Once upon a time... robots took over the human race.

Most of technology is first created for a good cause, but then eventually, something goes wrong and the whole thing goes bad. In looking at Brave New World through the point of view of Neil Postman's chapter, I discovered something new in the fact that in A Brave New World, technology is -in a way- a master of the citizens of the World State. There factories were built, at first to create an equal society. By the time that is the setting in A Brave New World, the factories have become less of a convenience and more of a way of life. Yet, Neil Postman say that "for all the dependence on machinery, tools ought to still be the servants, and not the masters." This is so extremely different from  Ray Kurzweil's ideas that it is on the other side of the solar system. Ray Kurzweil is all gung-ho for the machines taking over, he even gives us a date! Kurzweil says it will happen, Postman says that we shouldn't LET it happen- these two butt heads more than Godzilla and Mothra. Both have different ideas on the same subject. Kurzweil has his "singularity" and Postman has his "technopoly", which he defines as “totalitarian technocracy". Frederick Winslow Taylor fits into Kurzweil's side of the argument.

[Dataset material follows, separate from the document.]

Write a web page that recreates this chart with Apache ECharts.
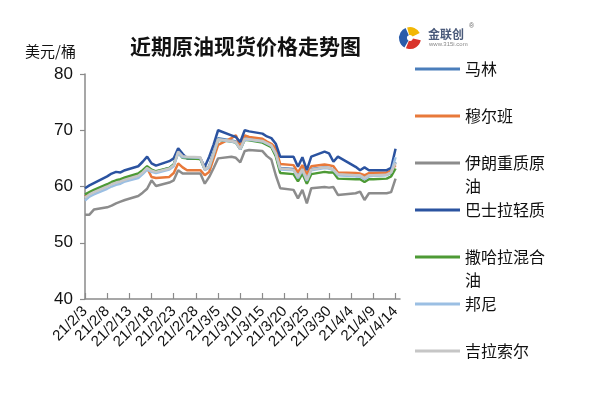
<!DOCTYPE html>
<html>
<head>
<meta charset="utf-8">
<script src="https://cdn.jsdelivr.net/npm/echarts@6/dist/echarts.min.js"></script>
<style>html,body{margin:0;padding:0;background:#fff}#c{width:600px;height:395px}</style>
</head>
<body>
<div id="c"></div>
<script>
// trading dates (yy/M/D)
var dates = ['21/2/3','21/2/4','21/2/5','21/2/8','21/2/9','21/2/10','21/2/11','21/2/12','21/2/15','21/2/16',
 '21/2/17','21/2/18','21/2/19','21/2/22','21/2/23','21/2/24','21/2/25','21/2/26','21/3/1','21/3/2',
 '21/3/3','21/3/4','21/3/5','21/3/8','21/3/9','21/3/10','21/3/11','21/3/12','21/3/15','21/3/16',
 '21/3/17','21/3/18','21/3/19','21/3/22','21/3/23','21/3/24','21/3/25','21/3/26','21/3/29','21/3/30',
 '21/3/31','21/4/1','21/4/5','21/4/6','21/4/7','21/4/8','21/4/9','21/4/12','21/4/13','21/4/14'];

var tickLabels = ['21/2/3','21/2/8','21/2/13','21/2/18','21/2/23','21/2/28','21/3/5','21/3/10','21/3/15','21/3/20','21/3/25','21/3/30','21/4/4','21/4/9','21/4/14'];

var seriesNames = ['马林','穆尔班','伊朗重质原油','巴士拉轻质','撒哈拉混合油','邦尼','吉拉索尔'];

var malin = [58.3,58.8,59.2,60.2,60.6,60.9,61.0,61.4,62.0,62.7,63.5,62.9,62.6,63.3,63.9,66.3,65.3,65.1,65.0,63.1,
 63.6,66.0,68.6,68.2,68.0,66.8,68.6,68.5,68.2,67.8,67.4,66.0,63.3,63.1,61.8,63.2,61.3,63.1,63.4,63.3,
 63.0,62.1,62.0,62.0,61.5,62.0,62.0,62.1,62.4,64.3];
var murban = [58.2,58.7,59.1,60.1,60.5,60.8,61.0,61.3,62.0,62.6,63.3,61.7,61.5,61.7,62.4,64.1,63.4,62.9,62.9,62.0,
 62.6,65.0,67.4,68.6,69.1,67.1,69.1,68.8,68.5,68.0,67.6,66.8,64.0,63.8,62.5,63.8,62.2,63.6,63.9,63.8,
 63.6,62.5,62.4,62.3,62.0,62.4,62.4,62.5,62.8,63.8];
var iranHeavy = [55.0,55.0,55.9,56.3,56.6,57.0,57.3,57.6,58.3,58.9,59.6,61.1,60.1,60.7,61.1,62.9,62.3,62.3,62.3,60.5,
 61.7,63.3,65.0,65.3,65.1,64.3,66.3,66.5,66.3,65.4,64.8,62.0,59.7,59.4,57.9,59.4,57.0,59.7,59.9,59.8,
 59.9,58.5,58.8,59.1,57.6,58.8,58.8,58.8,59.0,61.4];
var basrah = [59.7,60.2,60.6,61.8,62.3,62.6,62.5,62.9,63.6,64.4,65.3,64.1,63.7,64.5,65.0,66.8,65.8,65.0,65.0,63.5,
 65.3,67.5,70.0,69.1,68.8,67.9,70.0,69.8,69.4,68.9,68.6,67.6,65.3,65.3,63.5,65.2,62.9,65.3,66.2,65.9,
 64.4,65.3,63.5,62.9,63.4,62.9,62.9,62.9,63.3,66.7];
var saharan = [58.6,59.0,59.4,60.4,60.8,61.1,61.3,61.6,62.3,62.9,63.6,63.0,62.7,63.3,63.9,66.0,65.1,65.0,64.9,63.0,
 63.5,65.8,68.3,68.0,67.8,66.6,68.3,68.2,67.8,67.4,67.0,65.4,62.4,62.2,60.9,62.3,60.5,62.2,62.6,62.5,
 62.5,61.4,61.3,61.3,60.8,61.3,61.3,61.4,61.8,63.2];
var bonny = [57.5,58.2,58.6,59.6,60.0,60.3,60.5,60.9,61.5,62.2,63.0,62.6,62.4,63.0,63.6,66.0,65.2,65.2,65.1,62.9,
 63.4,65.8,68.3,68.0,67.8,66.6,68.3,68.3,68.0,67.6,67.2,65.8,63.0,62.9,61.5,62.9,61.0,62.9,63.3,63.2,
 62.9,62.0,61.8,61.8,61.3,61.8,61.9,62.0,62.5,65.2];
var girassol = [58.0,58.6,59.0,60.0,60.4,60.7,60.9,61.2,61.9,62.5,63.3,62.8,62.6,63.2,63.8,66.2,65.4,65.3,65.2,63.0,
 63.6,65.9,68.4,68.1,67.9,66.7,68.5,68.4,68.1,67.7,67.3,65.9,63.2,63.0,61.7,63.1,61.2,63.0,63.4,63.3,
 63.0,62.2,62.0,62.0,61.5,62.0,62.0,62.1,62.5,64.2];

var yTicks = [40, 50, 60, 70, 80];

// calendar-day categories for a date axis look (2021-02-03 .. 2021-04-15)
var categories = [];
(function(){
  var d = new Date(2021, 1, 3), end = new Date(2021, 3, 15);
  while (d <= end) {
    categories.push('21/' + (d.getMonth() + 1) + '/' + d.getDate());
    d.setDate(d.getDate() + 1);
  }
})();

var values = [malin, murban, iranHeavy, basrah, saharan, bonny, girassol];
var colors = ['#4A7EBB','#E8793A','#8C8C8C','#2B53A0','#4D9A35','#9BBFE3','#C6C6C6'];

var series = seriesNames.map(function(n, i){
  return {
    name: n, type: 'line', showSymbol: false, symbol: 'none',
    lineStyle: { width: 2.5, color: colors[i] }, itemStyle: { color: colors[i] },
    data: dates.map(function(dt, j){ return [dt, values[i][j]]; }),
    z: 2 + i
  };
});

var legendCenters = [69, 116, 163, 210, 257, 304, 351];
var LH = 23;
var legends = seriesNames.map(function(n, i){
  var multi = (n === '伊朗重质原油' || n === '撒哈拉混合油');
  return {
    data: [n], orient: 'vertical', left: 415,
    top: multi ? legendCenters[i] - LH * 1.5 : legendCenters[i] - LH / 2,
    padding: 0, itemWidth: 45, itemHeight: 3, icon: 'rect',
    selectedMode: false,
    textStyle: { fontSize: 16, lineHeight: LH, color: '#111', fontFamily: 'Noto Sans CJK SC' },
    formatter: function(name){
      if (name === '伊朗重质原油') return '\n伊朗重质原\n油';
      if (name === '撒哈拉混合油') return '\n撒哈拉混合\n油';
      return name;
    }
  };
});

var chart = echarts.init(document.getElementById('c'), null, {renderer: 'canvas'});
chart.setOption({
  backgroundColor: '#fff',
  animation: false,
  color: colors,
  title: [
    { text: '近期原油现货价格走势图', left: 130, top: 36, padding: 0,
      textStyle: { fontSize: 21, fontWeight: 'bold', color: '#111', fontFamily: 'Noto Sans CJK SC' } },
    { text: '美元/桶', left: 25, top: 44, padding: 0,
      textStyle: { fontSize: 15, fontWeight: 'normal', color: '#111', fontFamily: 'Noto Sans CJK SC' } }
  ],
  legend: legends,
  grid: { left: 85, top: 74, width: 315, height: 225, containLabel: false },
  xAxis: {
    type: 'category', data: categories, boundaryGap: false,
    axisLine: { lineStyle: { color: '#8a8a8a', width: 1.5 } },
    axisTick: { show: true, inside: true, length: 6, interval: 4, lineStyle: { color: '#8a8a8a', width: 1.2 } },
    axisLabel: {
      interval: function(idx, val){ return tickLabels.indexOf(val) >= 0; },
      rotate: 45, margin: 10, fontSize: 15, color: '#111', fontFamily: 'Liberation Sans'
    },
    splitLine: { show: false }
  },
  yAxis: {
    type: 'value', min: yTicks[0], max: yTicks[yTicks.length - 1], interval: 10,
    axisLine: { show: true, lineStyle: { color: '#8a8a8a', width: 1.5 } },
    axisTick: { show: true, length: 5, lineStyle: { color: '#8a8a8a', width: 1.2 } },
    axisLabel: { fontSize: 17, color: '#111', margin: 12, fontFamily: 'Liberation Sans' },
    splitLine: { show: false }
  },
  graphic: [
    { type: 'sector', shape: { cx: 410, cy: 38, r: 11, r0: 3, startAngle: 2.1, endAngle: 4.3 }, style: { fill: '#2A5CAA' } },
    { type: 'sector', shape: { cx: 410, cy: 38, r: 11, r0: 3, startAngle: 4.45, endAngle: 5.8 }, style: { fill: '#F2B705' } },
    { type: 'sector', shape: { cx: 410, cy: 38, r: 11, r0: 3, startAngle: 0.2, endAngle: 1.95 }, style: { fill: '#D9342B' } },
    { type: 'text', left: 428, top: 28, style: { text: '金联创', fontSize: 12, fontWeight: 'bold', fill: '#4A5A7A', fontFamily: 'Noto Sans CJK SC' } },
    { type: 'text', left: 469, top: 23, style: { text: '®', fontSize: 7, fill: '#666' } },
    { type: 'text', left: 429, top: 41, style: { text: 'www.315i.com', fontSize: 6, fill: '#888', fontFamily: 'Liberation Sans' } }
  ],
  series: series
});
</script>
</body>
</html>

Taylor published a book that contained the first "formal outline of the assumptions of the thought-world of Technopoly" that said that "human judgment can not be trusted, because it is plagued by laxity, ambiguity and unnecessary complexity; that subjectivity is an obstacle to clear thinking". Taylor is backing up Kurzweil's idea by saying that humans are less efficient and less intelligent than the robots and AIs that are to come. It seems strange that Neil Postman would talk about something in his book that contradicted his own ideas and supported those of his adversary, Ray Kurzweils.